Exercise brief ▸ Print the listing from its top line through the line containing "const squareY = [1, 2, 4, 8, 17, 38, 100];", nothing more, and leave out the pictures.

Records:
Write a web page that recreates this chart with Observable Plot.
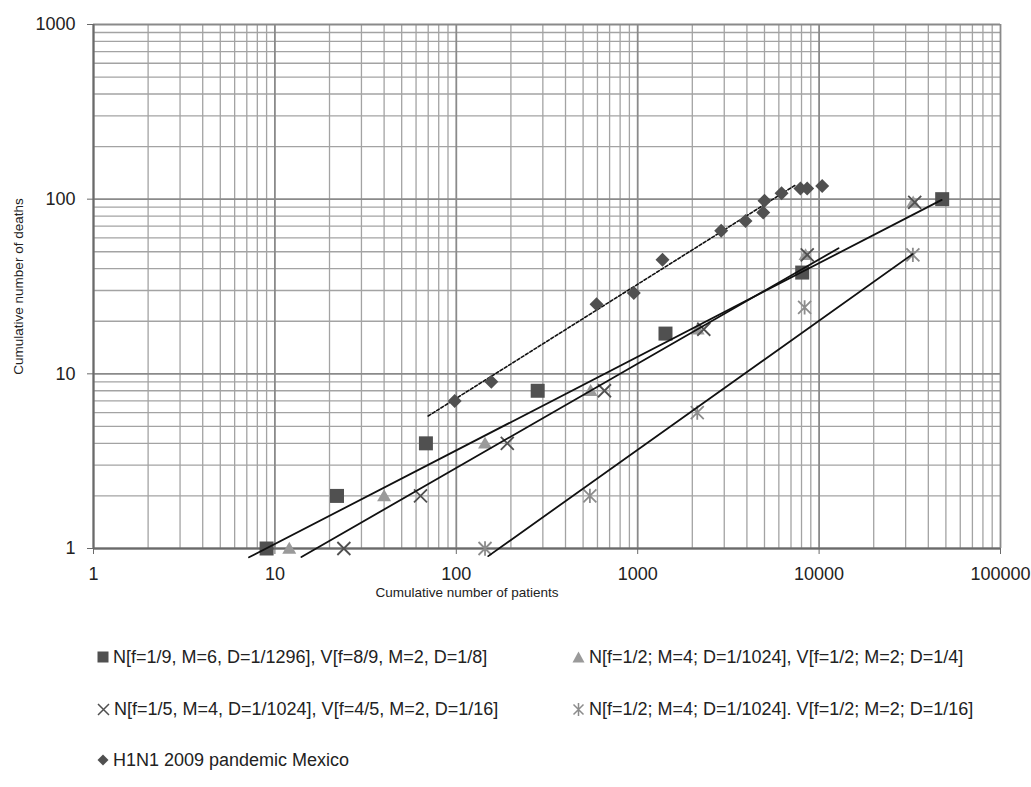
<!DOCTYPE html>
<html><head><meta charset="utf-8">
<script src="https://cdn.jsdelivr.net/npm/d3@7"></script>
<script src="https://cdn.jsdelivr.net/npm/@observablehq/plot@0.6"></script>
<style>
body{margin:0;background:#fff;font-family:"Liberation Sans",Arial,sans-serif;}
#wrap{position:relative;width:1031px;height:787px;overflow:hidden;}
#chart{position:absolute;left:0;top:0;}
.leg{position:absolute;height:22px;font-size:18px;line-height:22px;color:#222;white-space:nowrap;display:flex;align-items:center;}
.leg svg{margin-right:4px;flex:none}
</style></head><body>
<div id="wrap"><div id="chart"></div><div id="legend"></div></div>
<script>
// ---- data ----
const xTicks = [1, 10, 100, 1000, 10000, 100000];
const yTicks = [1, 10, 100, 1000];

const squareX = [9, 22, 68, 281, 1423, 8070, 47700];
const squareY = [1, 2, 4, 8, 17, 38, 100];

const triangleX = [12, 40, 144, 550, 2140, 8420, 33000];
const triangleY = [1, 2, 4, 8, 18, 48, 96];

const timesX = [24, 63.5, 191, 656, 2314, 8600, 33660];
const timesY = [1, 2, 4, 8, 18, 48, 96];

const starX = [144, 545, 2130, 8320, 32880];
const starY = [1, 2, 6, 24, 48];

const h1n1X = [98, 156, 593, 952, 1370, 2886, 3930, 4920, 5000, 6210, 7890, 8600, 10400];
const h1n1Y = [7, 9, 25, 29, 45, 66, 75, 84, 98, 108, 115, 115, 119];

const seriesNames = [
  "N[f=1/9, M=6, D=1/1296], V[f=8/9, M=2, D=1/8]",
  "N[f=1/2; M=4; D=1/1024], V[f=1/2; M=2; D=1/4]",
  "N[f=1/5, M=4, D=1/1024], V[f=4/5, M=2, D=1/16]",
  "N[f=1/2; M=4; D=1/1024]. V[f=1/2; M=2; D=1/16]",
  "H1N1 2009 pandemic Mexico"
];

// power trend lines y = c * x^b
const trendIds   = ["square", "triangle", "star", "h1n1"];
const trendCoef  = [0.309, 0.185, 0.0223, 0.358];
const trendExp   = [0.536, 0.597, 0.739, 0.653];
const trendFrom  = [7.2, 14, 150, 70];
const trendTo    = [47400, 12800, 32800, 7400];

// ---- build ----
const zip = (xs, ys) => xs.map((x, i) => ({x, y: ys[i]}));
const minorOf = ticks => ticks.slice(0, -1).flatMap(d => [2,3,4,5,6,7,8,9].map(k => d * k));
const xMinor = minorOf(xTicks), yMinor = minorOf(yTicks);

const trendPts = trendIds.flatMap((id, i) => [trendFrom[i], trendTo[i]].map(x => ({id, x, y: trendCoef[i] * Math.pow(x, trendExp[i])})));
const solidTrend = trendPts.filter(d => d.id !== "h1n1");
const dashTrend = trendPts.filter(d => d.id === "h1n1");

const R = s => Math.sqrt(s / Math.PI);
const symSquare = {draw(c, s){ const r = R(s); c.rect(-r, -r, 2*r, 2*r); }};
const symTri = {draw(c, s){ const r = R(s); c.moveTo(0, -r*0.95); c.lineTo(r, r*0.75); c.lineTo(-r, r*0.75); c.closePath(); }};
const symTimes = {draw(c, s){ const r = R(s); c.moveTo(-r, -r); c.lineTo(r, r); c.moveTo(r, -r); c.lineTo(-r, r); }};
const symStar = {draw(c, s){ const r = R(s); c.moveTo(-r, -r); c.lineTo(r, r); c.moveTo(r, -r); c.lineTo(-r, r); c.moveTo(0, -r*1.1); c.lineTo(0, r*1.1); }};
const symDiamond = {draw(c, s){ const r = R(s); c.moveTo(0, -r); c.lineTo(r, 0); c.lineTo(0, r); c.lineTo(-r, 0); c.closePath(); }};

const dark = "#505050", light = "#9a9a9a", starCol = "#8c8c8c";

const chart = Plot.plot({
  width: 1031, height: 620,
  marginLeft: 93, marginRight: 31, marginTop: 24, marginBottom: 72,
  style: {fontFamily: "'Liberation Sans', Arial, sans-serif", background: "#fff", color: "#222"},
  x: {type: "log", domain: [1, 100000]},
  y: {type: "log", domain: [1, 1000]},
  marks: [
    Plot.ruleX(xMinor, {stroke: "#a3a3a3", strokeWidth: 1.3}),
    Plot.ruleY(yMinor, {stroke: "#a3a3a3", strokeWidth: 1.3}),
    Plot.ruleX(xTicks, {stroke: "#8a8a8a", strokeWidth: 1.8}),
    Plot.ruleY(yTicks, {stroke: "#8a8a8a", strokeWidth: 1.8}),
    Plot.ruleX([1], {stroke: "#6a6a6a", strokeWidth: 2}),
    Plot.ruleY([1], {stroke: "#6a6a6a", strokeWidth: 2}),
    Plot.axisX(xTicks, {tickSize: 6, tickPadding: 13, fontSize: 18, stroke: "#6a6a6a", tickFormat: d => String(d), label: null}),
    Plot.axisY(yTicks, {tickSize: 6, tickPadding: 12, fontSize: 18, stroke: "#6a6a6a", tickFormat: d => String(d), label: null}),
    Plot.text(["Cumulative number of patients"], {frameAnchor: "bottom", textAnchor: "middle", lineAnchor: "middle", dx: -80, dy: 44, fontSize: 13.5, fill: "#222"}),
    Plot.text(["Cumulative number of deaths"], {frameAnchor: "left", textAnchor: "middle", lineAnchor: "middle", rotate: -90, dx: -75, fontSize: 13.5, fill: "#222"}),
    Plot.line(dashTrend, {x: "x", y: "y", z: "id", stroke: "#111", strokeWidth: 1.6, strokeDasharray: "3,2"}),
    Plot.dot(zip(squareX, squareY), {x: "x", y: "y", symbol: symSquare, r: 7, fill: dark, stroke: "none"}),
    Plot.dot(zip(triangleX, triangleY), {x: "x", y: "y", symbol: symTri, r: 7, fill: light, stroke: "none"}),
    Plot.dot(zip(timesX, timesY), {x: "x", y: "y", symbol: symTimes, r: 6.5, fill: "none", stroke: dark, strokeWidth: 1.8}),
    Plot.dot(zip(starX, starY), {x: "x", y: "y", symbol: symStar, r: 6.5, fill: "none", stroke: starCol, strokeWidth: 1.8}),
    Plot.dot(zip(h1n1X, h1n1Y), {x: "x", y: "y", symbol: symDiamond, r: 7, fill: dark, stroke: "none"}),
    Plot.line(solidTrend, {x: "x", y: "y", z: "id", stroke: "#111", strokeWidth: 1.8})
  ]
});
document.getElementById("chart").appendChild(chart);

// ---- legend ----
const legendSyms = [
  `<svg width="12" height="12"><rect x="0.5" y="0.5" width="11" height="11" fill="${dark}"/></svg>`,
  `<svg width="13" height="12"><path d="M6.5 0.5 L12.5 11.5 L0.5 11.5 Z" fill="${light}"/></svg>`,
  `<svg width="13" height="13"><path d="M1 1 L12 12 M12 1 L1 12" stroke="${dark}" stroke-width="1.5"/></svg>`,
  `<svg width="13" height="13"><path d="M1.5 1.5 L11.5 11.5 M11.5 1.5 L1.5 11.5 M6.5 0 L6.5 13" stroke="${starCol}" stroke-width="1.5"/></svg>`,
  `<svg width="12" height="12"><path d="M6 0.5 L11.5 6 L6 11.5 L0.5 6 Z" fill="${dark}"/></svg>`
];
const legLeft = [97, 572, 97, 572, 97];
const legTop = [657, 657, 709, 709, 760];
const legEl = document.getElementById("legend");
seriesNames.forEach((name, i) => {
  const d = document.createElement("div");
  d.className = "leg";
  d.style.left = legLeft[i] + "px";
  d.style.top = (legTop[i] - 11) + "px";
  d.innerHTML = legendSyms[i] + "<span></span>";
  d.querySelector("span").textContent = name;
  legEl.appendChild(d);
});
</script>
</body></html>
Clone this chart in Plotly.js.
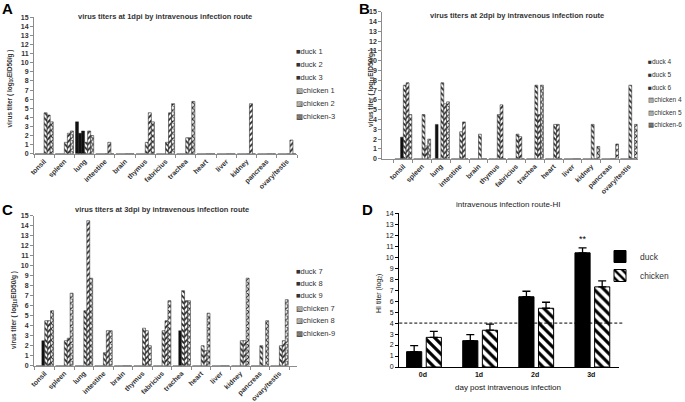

Full response ▸
Write a web page that recreates this chart with Observable Plot.
<!DOCTYPE html>
<html><head><meta charset="utf-8">
<script src="https://cdn.jsdelivr.net/npm/d3@7"></script>
<script src="https://cdn.jsdelivr.net/npm/@observablehq/plot@0.6"></script>
<style>
body{margin:0;background:#fff;font-family:"Liberation Sans",Arial,sans-serif;}
#wrap{position:relative;width:1031px;height:787px;overflow:hidden;}
#chart{position:absolute;left:0;top:0;}
.leg{position:absolute;height:22px;font-size:18px;line-height:22px;color:#222;white-space:nowrap;display:flex;align-items:center;}
.leg svg{margin-right:4px;flex:none}
</style></head><body>
<div id="wrap"><div id="chart"></div><div id="legend"></div></div>
<script>
// ---- data ----
const xTicks = [1, 10, 100, 1000, 10000, 100000];
const yTicks = [1, 10, 100, 1000];

const squareX = [9, 22, 68, 281, 1423, 8070, 47700];
const squareY = [1, 2, 4, 8, 17, 38, 100];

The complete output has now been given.